09.18.07

How Bad Can an Auction Be? – Lose Sanity and Money on an Auction

Posted in Running A Non-profit Auction at 11:31 am

Most charity auctions are events that can be extremely wearing on volunteers but are worth it because they raise large amounts of cash.  Most does not mean all.

I was recently (6 weeks before the event) asked to help with an event for an extremely worthy charity. They knew they didn’t quite have it down because last year they never collected the payments for the items that were auctioned. As I listened to their tale of woe it became clear that they had unconsciously assumed the massive goodwill they had would help them glide over any of their failures in running an event.

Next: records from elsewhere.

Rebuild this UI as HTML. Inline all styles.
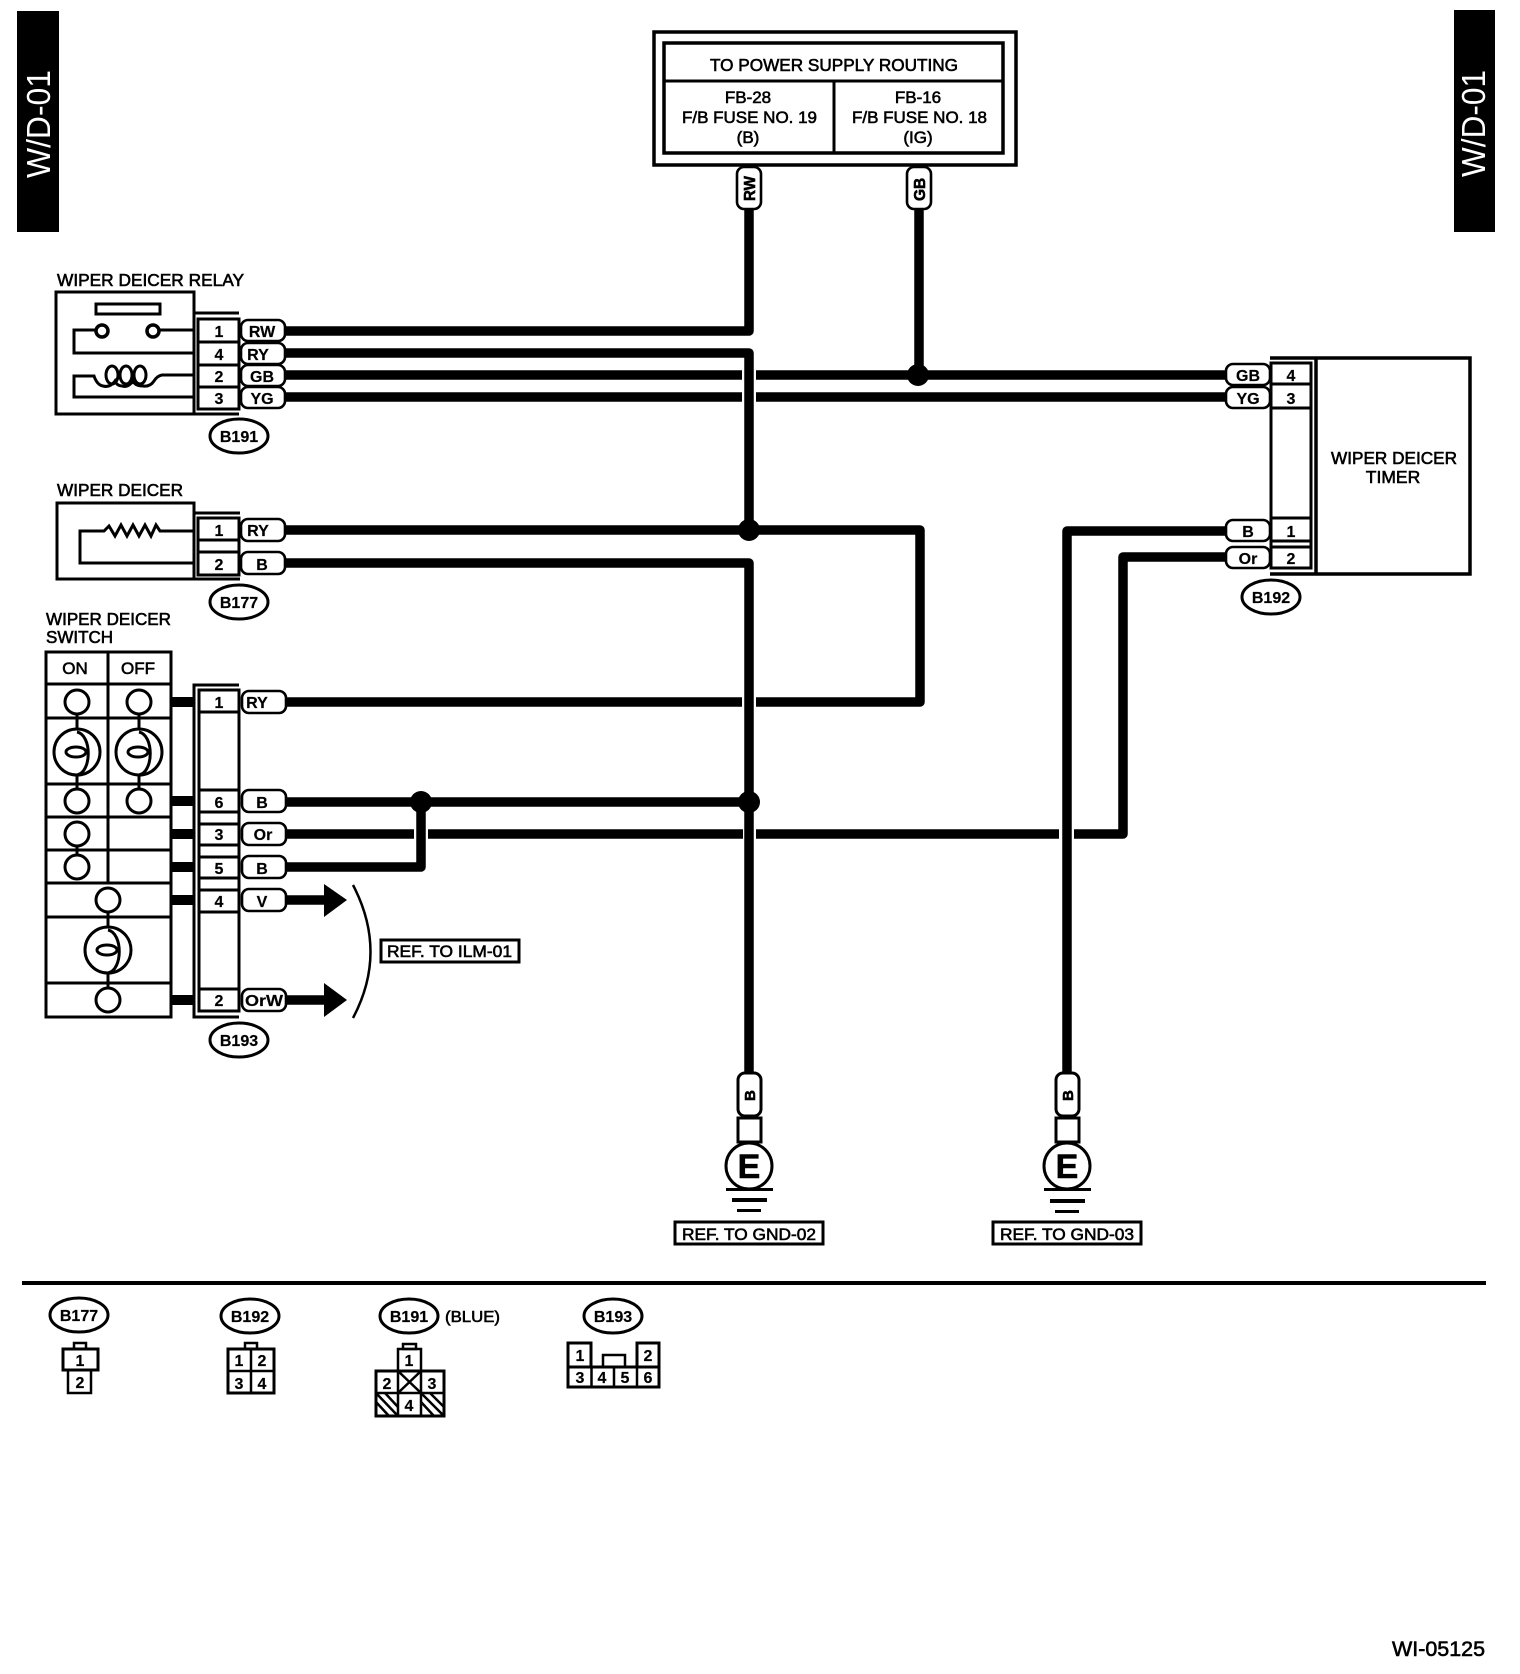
<!DOCTYPE html>
<html><head><meta charset="utf-8"><style>
html,body{margin:0;padding:0;background:#fff}
svg{display:block}
text{font-family:"Liberation Sans",sans-serif;fill:#000;stroke:#000;stroke-width:.6}
.c{text-anchor:middle}
.l{fill:none;stroke:#000;stroke-width:3}
.t{fill:none;stroke:#000;stroke-width:2.5}
.p{fill:#fff;stroke:#000;stroke-width:2.6}
.w{fill:none;stroke:#000;stroke-width:9.5;stroke-linejoin:round}
.n{font-size:16px;font-weight:bold;stroke-width:.2}
.o{fill:#fff;stroke:#000;stroke-width:3}
.s{fill:#fff;stroke:#000;stroke-width:3}
</style></head><body>
<svg width="1520" height="1674" viewBox="0 0 1520 1674" xmlns="http://www.w3.org/2000/svg">
<rect width="1520" height="1674" fill="#fff"/>

<!-- side tabs -->
<rect x="17" y="11" width="42" height="221" fill="#000"/>
<rect x="1454" y="10" width="41" height="222" fill="#000"/>
<text transform="translate(50,178) rotate(-90)" font-size="33" textLength="108" lengthAdjust="spacingAndGlyphs" style="fill:#fff;stroke:none">W/D-01</text>
<text transform="translate(1485,177) rotate(-90)" font-size="33" textLength="107" lengthAdjust="spacingAndGlyphs" style="fill:#fff;stroke:none">W/D-01</text>

<!-- wires -->
<path class="w" d="M285,331H749V205"/>
<path class="w" d="M919,205V375"/>
<path class="w" d="M285,353H749V530"/>
<path class="w" d="M285,375H742M756,375H1228"/>
<path class="w" d="M285,397H742M756,397H1228"/>
<path class="w" d="M285,530H920V702H756M742,702H285"/>
<path class="w" d="M285,563H749V1075"/>
<path class="w" d="M285,802H749"/>
<path class="w" d="M285,834H414M428,834H743M756,834H1059M1074,834H1123V557H1228"/>
<path class="w" d="M285,867H421V802"/>
<path class="w" d="M1228,531H1067V1075"/>
<path class="w" d="M285,900H326M285,1000H326"/>
<circle cx="918" cy="375" r="11"/>
<circle cx="749" cy="530" r="11"/>
<circle cx="749" cy="802" r="11"/>
<circle cx="421" cy="802" r="11"/>
<path d="M324,884L347,900L324,917Z"/>
<path d="M324,983L347,1000L324,1017Z"/>
<path class="t" d="M353,885Q388,952 353,1018"/>

<!-- power box -->
<rect x="654" y="32" width="362" height="133" class="l" style="stroke-width:3.5"/>
<rect x="664" y="43" width="339" height="110" class="l" style="stroke-width:3.5"/>
<path class="l" d="M664,81H1003M834,81V153"/>
<text x="710" y="71" font-size="17.5" textLength="248" lengthAdjust="spacingAndGlyphs">TO POWER SUPPLY ROUTING</text>
<text x="748" y="103" class="c" font-size="17">FB-28</text>
<text x="682" y="123" font-size="17" textLength="135" lengthAdjust="spacingAndGlyphs">F/B FUSE NO. 19</text>
<text x="748" y="143" class="c" font-size="17">(B)</text>
<text x="918" y="103" class="c" font-size="17">FB-16</text>
<text x="852" y="123" font-size="17" textLength="135" lengthAdjust="spacingAndGlyphs">F/B FUSE NO. 18</text>
<text x="918" y="143" class="c" font-size="17">(IG)</text>

<rect class="p" x="737" y="167" width="24" height="42" rx="7"/>
<text transform="translate(755,201) rotate(-90)" font-size="15.5" font-weight="bold" textLength="25" lengthAdjust="spacingAndGlyphs">RW</text>
<rect class="p" x="907" y="167" width="24" height="42" rx="7"/>
<text transform="translate(925,201) rotate(-90)" font-size="15.5" font-weight="bold">GB</text>

<!-- relay -->
<text x="57" y="286" font-size="17.5" textLength="187" lengthAdjust="spacingAndGlyphs">WIPER DEICER RELAY</text>
<rect x="56" y="292" width="138" height="122" class="l"/>
<rect x="96" y="304" width="64" height="10" class="l"/>
<path class="l" d="M97,330H74V353H194M158,330H194"/>
<circle cx="102" cy="331" r="6" class="l" style="stroke-width:3.5;fill:#fff"/>
<circle cx="153" cy="331" r="6" class="l" style="stroke-width:3.5;fill:#fff"/>
<path class="l" d="M194,375H162Q157,376 154,381Q150,387 143,386Q135,386 133,381Q128,388 122,386Q117,386 115,381Q110,388 103,386Q97,385 94,376H74V397H194"/>
<ellipse cx="112" cy="375" rx="6" ry="9" class="l"/>
<ellipse cx="126" cy="375" rx="6" ry="9" class="l"/>
<ellipse cx="140" cy="375" rx="6" ry="9" class="l"/>
<path class="l" d="M194,313H239M194,414H239"/>
<rect x="198" y="319" width="41" height="90" class="l"/>
<path class="l" d="M198,342H239M198,365H239M198,387H239"/>
<text x="219" y="337" class="c n">1</text><text x="219" y="360" class="c n">4</text><text x="219" y="382" class="c n">2</text><text x="219" y="404" class="c n">3</text>
<rect class="p" x="241" y="320" width="44" height="21" rx="7"/><text x="262" y="337" class="c n">RW</text>
<rect class="p" x="241" y="343" width="44" height="21" rx="7"/><text x="258" y="360" class="c n">RY</text>
<rect class="p" x="241" y="365" width="44" height="21" rx="7"/><text x="262" y="382" class="c n">GB</text>
<rect class="p" x="241" y="387" width="44" height="21" rx="7"/><text x="262" y="404" class="c n">YG</text>
<ellipse class="o" cx="239" cy="436" rx="29" ry="17"/><text x="239" y="442" class="c n">B191</text>

<!-- deicer -->
<text x="57" y="496" font-size="17.5" textLength="126" lengthAdjust="spacingAndGlyphs">WIPER DEICER</text>
<rect x="57" y="503" width="137" height="76" class="l"/>
<path class="l" d="M194,531H160L156,525L151,536L145,525L139,536L133,525L127,536L121,525L115,536L109,526L104,531H80V563H194"/>
<path class="l" d="M194,513H240M194,579H240"/>
<path class="l" d="M198,518H239V575H198ZM198,540H239M198,552H239"/>
<text x="219" y="536" class="c n">1</text><text x="219" y="570" class="c n">2</text>
<rect class="p" x="241" y="519" width="44" height="22" rx="7"/><text x="258" y="536" class="c n">RY</text>
<rect class="p" x="241" y="552" width="44" height="22" rx="7"/><text x="262" y="570" class="c n">B</text>
<ellipse class="o" cx="239" cy="602" rx="29" ry="17"/><text x="239" y="608" class="c n">B177</text>

<!-- switch -->
<text x="46" y="625" font-size="17.5" textLength="125" lengthAdjust="spacingAndGlyphs">WIPER DEICER</text>
<text x="46" y="643" font-size="17.5" textLength="67" lengthAdjust="spacingAndGlyphs">SWITCH</text>
<rect x="46" y="652" width="125" height="365" class="l"/>
<path class="l" d="M46,684H171M46,718H171M46,784H171M46,817H171M46,850H171M46,883H171M46,917H171M46,983H171M108,652V883"/>
<text x="75" y="674" class="c" font-size="17">ON</text><text x="138" y="674" class="c" font-size="17">OFF</text>
<path class="l" d="M77,714V730M77,774V790M139,714V730M139,774V790M77,846V855M108,912V928M108,972V988"/>
<circle cx="77" cy="702" r="12" class="s"/><circle cx="139" cy="702" r="12" class="s"/>
<circle cx="77" cy="752" r="23" class="l"/><circle cx="139" cy="752" r="23" class="l"/>
<path class="l" d="M77,732C92,735 92,772 77,775M139,732C154,735 154,772 139,775"/>
<ellipse cx="76" cy="752" rx="10" ry="5" class="l"/><ellipse cx="138" cy="752" rx="10" ry="5" class="l"/>
<circle cx="77" cy="801" r="12" class="s"/><circle cx="139" cy="801" r="12" class="s"/>
<circle cx="77" cy="834" r="12" class="s"/><circle cx="77" cy="867" r="12" class="s"/>
<circle cx="108" cy="900" r="12" class="s"/>
<circle cx="108" cy="950" r="23" class="l"/>
<path class="l" d="M108,930C123,933 123,970 108,973"/>
<ellipse cx="107" cy="950" rx="10" ry="5" class="l"/>
<circle cx="108" cy="1000" r="12" class="s"/>
<path d="M171,697h23v10h-23zM171,796h23v10h-23zM171,829h23v10h-23zM171,862h23v10h-23zM171,895h23v10h-23zM171,995h23v10h-23z"/>
<path class="l" d="M239,685H194V1017H239"/>
<path class="l" d="M199,690H239V1011H199Z"/>
<path class="l" d="M199,712H239M199,790H239M199,812H239M199,824H239M199,845H239M199,857H239M199,878H239M199,890H239M199,912H239M199,989H239"/>
<text x="219" y="708" class="c n">1</text><text x="219" y="808" class="c n">6</text><text x="219" y="840" class="c n">3</text><text x="219" y="874" class="c n">5</text><text x="219" y="907" class="c n">4</text><text x="219" y="1006" class="c n">2</text>
<rect class="p" x="242" y="691" width="44" height="22" rx="7"/><text x="257" y="708" class="c n">RY</text>
<rect class="p" x="242" y="790" width="44" height="22" rx="7"/><text x="262" y="808" class="c n">B</text>
<rect class="p" x="242" y="823" width="44" height="22" rx="7"/><text x="263" y="840" class="c n">Or</text>
<rect class="p" x="242" y="856" width="44" height="22" rx="7"/><text x="262" y="874" class="c n">B</text>
<rect class="p" x="242" y="889" width="44" height="22" rx="7"/><text x="262" y="907" class="c n">V</text>
<rect class="p" x="242" y="989" width="44" height="22" rx="7"/><text x="264" y="1006" class="c n" textLength="38" lengthAdjust="spacingAndGlyphs">OrW</text>
<ellipse class="o" cx="239" cy="1040" rx="29" ry="17"/><text x="239" y="1046" class="c n">B193</text>
<rect x="381" y="940" width="138" height="22" class="l"/>
<text x="387" y="957" font-size="17" textLength="125" lengthAdjust="spacingAndGlyphs">REF. TO ILM-01</text>

<!-- timer -->
<path class="l" d="M1270,358H1470V574H1270M1316,358V574" style="stroke-width:3.5"/>
<path class="l" d="M1271,363H1311V568H1271Z"/>
<path class="l" d="M1271,384H1311M1271,408H1311M1271,518H1311M1271,541H1311M1271,547H1311"/>
<text x="1291" y="381" class="c n">4</text><text x="1291" y="404" class="c n">3</text><text x="1291" y="537" class="c n">1</text><text x="1291" y="564" class="c n">2</text>
<rect class="p" x="1226" y="364" width="44" height="21" rx="7"/><text x="1248" y="381" class="c n">GB</text>
<rect class="p" x="1226" y="387" width="44" height="21" rx="7"/><text x="1248" y="404" class="c n">YG</text>
<rect class="p" x="1226" y="520" width="44" height="21" rx="7"/><text x="1248" y="537" class="c n">B</text>
<rect class="p" x="1226" y="547" width="44" height="21" rx="7"/><text x="1248" y="564" class="c n">Or</text>
<text x="1331" y="464" font-size="17.5" textLength="126" lengthAdjust="spacingAndGlyphs">WIPER DEICER</text>
<text x="1393" y="483" class="c" font-size="17.5">TIMER</text>
<ellipse class="o" cx="1271" cy="597" rx="29" ry="17"/><text x="1271" y="603" class="c n">B192</text>

<!-- grounds -->
<g>
<rect class="p" x="738" y="1073" width="23" height="43" rx="7" style="stroke-width:3"/>
<text transform="translate(755,1101) rotate(-90)" font-size="15" font-weight="bold">B</text>
<rect x="738" y="1118" width="23" height="24" class="l"/>
<circle cx="749" cy="1166" r="23" class="l"/>
<text x="749" y="1178" class="c" font-size="34" font-weight="bold">E</text>
<path d="M726,1188h47v3h-47zM732,1198h35v4h-35zM737,1209h24v3h-24z"/>
<rect x="675" y="1222" width="148" height="22" class="l"/>
<text x="682" y="1240" font-size="17" textLength="134" lengthAdjust="spacingAndGlyphs">REF. TO GND-02</text>
</g>
<g>
<rect class="p" x="1056" y="1073" width="23" height="43" rx="7" style="stroke-width:3"/>
<text transform="translate(1073,1101) rotate(-90)" font-size="15" font-weight="bold">B</text>
<rect x="1056" y="1118" width="23" height="24" class="l"/>
<circle cx="1067" cy="1166" r="23" class="l"/>
<text x="1067" y="1178" class="c" font-size="34" font-weight="bold">E</text>
<path d="M1044,1188h47v3h-47zM1050,1199h35v4h-35zM1055,1210h24v3h-24z"/>
<rect x="993" y="1222" width="148" height="22" class="l"/>
<text x="1000" y="1240" font-size="17" textLength="134" lengthAdjust="spacingAndGlyphs">REF. TO GND-03</text>
</g>

<!-- separator -->
<rect x="22" y="1281" width="1464" height="4" fill="#000"/>

<!-- legend -->
<ellipse class="o" cx="79" cy="1315" rx="29" ry="17"/><text x="79" y="1321" class="c n">B177</text>
<ellipse class="o" cx="250" cy="1316" rx="29" ry="17"/><text x="250" y="1322" class="c n">B192</text>
<ellipse class="o" cx="409" cy="1316" rx="29" ry="17"/><text x="409" y="1322" class="c n">B191</text>
<text x="445" y="1322" font-size="16" textLength="55" lengthAdjust="spacingAndGlyphs">(BLUE)</text>
<ellipse class="o" cx="613" cy="1316" rx="29" ry="17"/><text x="613" y="1322" class="c n">B193</text>

<g class="t">
<rect x="74" y="1343" width="12" height="6" class="t"/>
<rect x="63" y="1349" width="35" height="21" class="l"/>
<rect x="68" y="1370" width="23" height="23" class="t"/>
<rect x="245" y="1343" width="12" height="6" class="t"/>
<rect x="228" y="1349" width="46" height="44" class="l"/>
<path class="t" d="M251,1349V1393M228,1371H274"/>
<rect x="403" y="1344" width="13" height="5" class="t"/>
<rect x="398" y="1349" width="23" height="22" class="t"/>
<rect x="376" y="1371" width="68" height="45" class="l"/>
<path class="t" d="M398,1371V1416M421,1371V1416M376,1393H444M398,1371L421,1393M421,1371L398,1393"/>
<path d="M376,1393L398,1416M376,1402L389,1416M385,1393L398,1407M421,1393L444,1416M421,1402L434,1416M430,1393L444,1407" style="stroke-width:2.5"/>
<path class="l" d="M568,1367V1343H591V1367M637,1367V1343H659V1367"/>
<rect x="568" y="1367" width="91" height="20" class="l"/>
<path class="t" d="M591.5,1367V1387M614,1367V1387M637,1367V1387M603,1367V1355H625V1367"/>
</g>
<text x="80" y="1366" class="c n">1</text><text x="80" y="1388" class="c n">2</text>
<text x="239" y="1366" class="c n">1</text><text x="262" y="1366" class="c n">2</text><text x="239" y="1389" class="c n">3</text><text x="262" y="1389" class="c n">4</text>
<text x="409" y="1366" class="c n">1</text><text x="387" y="1389" class="c n">2</text><text x="432" y="1389" class="c n">3</text><text x="409" y="1411" class="c n">4</text>
<text x="580" y="1361" class="c n">1</text><text x="648" y="1361" class="c n">2</text>
<text x="580" y="1383" class="c n">3</text><text x="602" y="1383" class="c n">4</text><text x="625" y="1383" class="c n">5</text><text x="648" y="1383" class="c n">6</text>

<text x="1392" y="1656" font-size="21" textLength="93" lengthAdjust="spacingAndGlyphs">WI-05125</text>
</svg>
</body></html>
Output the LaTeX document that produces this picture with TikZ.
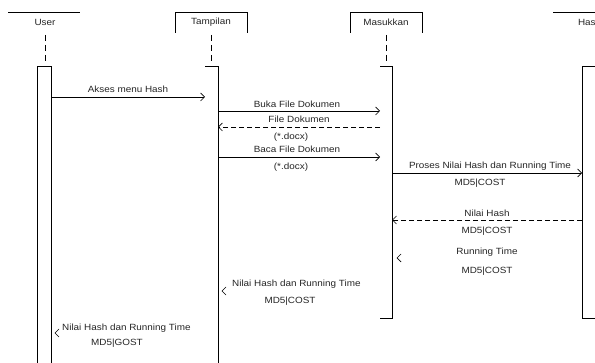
\documentclass[tikz,border=0pt]{standalone}
\usepackage{fontspec}
\setmainfont{Liberation Sans}[FakeStretch=1.1]
\usetikzlibrary{arrows.meta}
\tikzset{
  lbl/.style={font=\fontsize{9}{10}\selectfont, text=black!85, inner sep=0pt},
  life/.style={line width=0.8pt, dash pattern=on 6pt off 4pt},
  actbox/.style={line width=0.9pt},
  msg/.style={line width=0.7pt, -{Straight Barb[length=4pt,width=8pt,line width=0.7pt]}},
  ret/.style={msg, dash pattern=on 5pt off 3pt},
  tipl/.style={line width=0.7pt}
}
\begin{document}
\begin{tikzpicture}[x=1pt,y=-1pt]
\useasboundingbox (0,0) rectangle (595,363);
\clip (0,0) rectangle (595,363);
\fill[white] (0,0) rectangle (595,363);
% headers
\draw[line width=0.9pt] (8,12) -- (80,12);
\node[lbl] (hUser) at (45,22) {User};
\draw[line width=0.9pt] (175,33) |- (247,12) -- (247,33);
\node[lbl] (hTamp) at (211,22) {Tampilan};
\draw[line width=0.9pt] (350,33) |- (422,12) -- (422,33);
\node[lbl] (hMas) at (386,22) {Masukkan};
\draw[line width=0.9pt] (553,12) -- (600,12);
\node[lbl] (hHas) at (589,22) {Hasil};
% lifelines
\draw[life] (45,35) -- (45,63);
\draw[life] (211,35) -- (211,63);
\draw[life] (386,35) -- (386,63);
% activations
\draw[actbox] (37,370) |- (51,66) -- (51,370);
\draw[actbox] (205,66) -- (218,66) -- (218,370);
\draw[actbox] (380,66) -- (392,66) -- (392,318) -- (380,318);
\draw[actbox] (600,66) -- (582,66) -- (582,318) -- (600,318);
% endpoints
\coordinate (u1) at (51,97);   \coordinate (t1) at (205,97);
\coordinate (t2) at (218,111); \coordinate (m2) at (380,111);
\coordinate (m3) at (380,127); \coordinate (t3) at (218,127);
\coordinate (t4) at (218,157); \coordinate (m4) at (380,157);
\coordinate (m5) at (392,173); \coordinate (h5) at (582,173);
\coordinate (h6) at (582,220); \coordinate (m6) at (392,220);
\coordinate (m7) at (397,258);
\coordinate (t8) at (222,291);
\coordinate (u9) at (55,333);
% messages
\draw[msg] (u1) -- (t1);
\node[lbl] (l1) at (128,89) {Akses menu Hash};
\draw[msg] (t2) -- (m2);
\node[lbl] (l2) at (297,104) {Buka File Dokumen};
\draw[ret] (m3) -- (t3);
\node[lbl] (l3) at (299,119) {File Dokumen};
\node[lbl] (l3b) at (291,137) {(*.docx)};
\draw[msg] (t4) -- (m4);
\node[lbl] (l4) at (297,149) {Baca File Dokumen};
\node[lbl] (l4b) at (291,167) {(*.docx)};
\draw[msg] (m5) -- (h5);
\node[lbl] (l5) at (490,166) {Proses Nilai Hash dan Running Time};
\node[lbl] (l5b) at (480,183) {MD5|COST};
\draw[ret] (h6) -- (m6);
\node[lbl] (l6) at (487,213) {Nilai Hash};
\node[lbl] (l6b) at (487,231) {MD5|COST};
\draw[tipl] ([shift={(4,-4)}]m7) -- (m7) -- ([shift={(4,4)}]m7);
\node[lbl] (l7) at (487,252) {Running Time};
\node[lbl] (l7b) at (487,271) {MD5|COST};
\draw[tipl] ([shift={(4,-4)}]t8) -- (t8) -- ([shift={(4,4)}]t8);
\node[lbl, anchor=west] (l8) at (232,284) {Nilai Hash dan Running Time};
\node[lbl] (l8b) at (290,301) {MD5|COST};
\draw[tipl] ([shift={(4,-4)}]u9) -- (u9) -- ([shift={(4,4)}]u9);
\node[lbl, anchor=west] (l9) at (62,328) {Nilai Hash dan Running Time};
\node[lbl] (l9b) at (117,343) {MD5|GOST};
\end{tikzpicture}
\end{document}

Lesson 1 – People who care about your cause enough to shell out a significant amount for a lunch or dinner will not give you infinite slack. 

Item winners at the ill-fated auction were not clear on which basket they won and many apparently took the wrong basket. This was exacerbated because some winners took the correct basket, on closer inspection decided it was not really what they wanted, and took another. Those going home with the ‘wrong’ basket refused to pay when contacted later.

Lesson 2 Clarity is Key – Descriptions must be clear and bid sheets must be clearly tied to an item. Even if you deliver the basket won and immediately collect for a poorly presented item, the bad will created is awful.

At another auction I helped a friend with, the descriptions for vacation homes were confusing. In most cases people just moved on to items they could figure out and didn’t bid. In one case, several active bidders were under the impression that they were bidding on the house for a prime season period. In reality, and accurately stated, the house was for the off-season.  Saying that the house was available from Labor Day to Memorial Day was too close in wording to a summer rental from Memorial to Labor Day.  Switching to actual date availability and playing up the use of the house for a special Thanksgiving retreat for an extended family made it much more popular.

Lesson 3 – Process is Key – Find a compulsive person to run the administrative chores during the event. This person (and their team) needs to have in mind how the auction will end, how items will be billed, how items will be delivered to the winner, how payment will be collected and how unsold items will be handled.

Auctions don’t have to be nightmares. Keep on track and plan to have a very successful event.